From Privacy to Free Speech: Rights Ordinary indians Still Struggle to Access

Rights exist on paper. On the ground, they depend on who you are and who you annoy.

Privacy is now a fundamental right. Yet india runs one of the world’s largest surveillance systems with minimal transparency. Facial recognition cameras monitor public spaces, telecom data is accessed without warrants, and citizens barely know when or why they are being tracked.

Free speech exists — until it targets powerful figures. social media users are arrested for posts that would be ignored in democratic nations. Protesters are detained under broad laws that treat dissent like disorder. indian citizens can speak freely, but not safely.

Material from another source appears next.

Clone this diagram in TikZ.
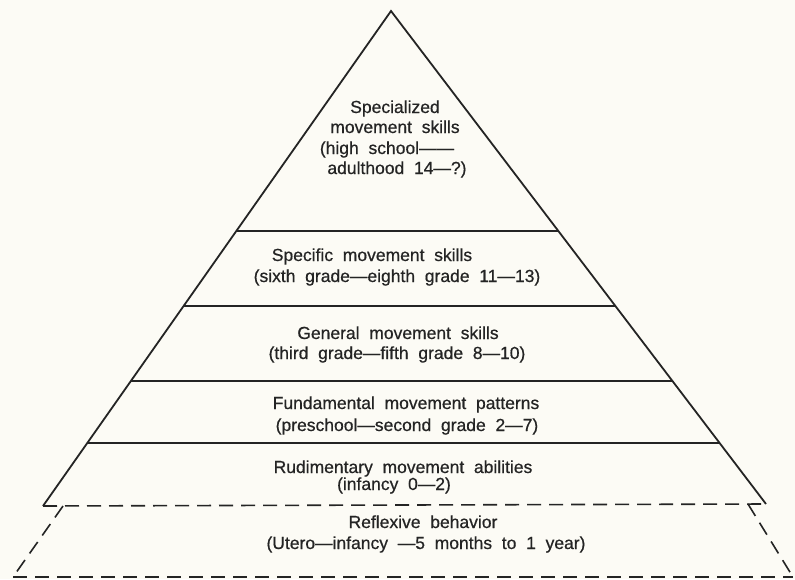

Police excess — another silent crisis — disproportionately impacts the poor and marginalised. Custodial deaths continue, investigations drag for years, and accountability is rare. Videos of violence circulate online, but reform remains cosmetic.

Courts are overburdened, ensuring justice moves so slowly that rights lose meaning. A right delayed is a right denied — but delays are no accident. A slow judiciary benefits the powerful.

The Constitution guarantees dignity, liberty, equality.
But in practice, your rights depend on your caste, class, political alignment, and sometimes your luck.

A democracy is judged not by how it treats the compliant,
but by how it treats the inconvenient.
On that test, india still scores painfully low.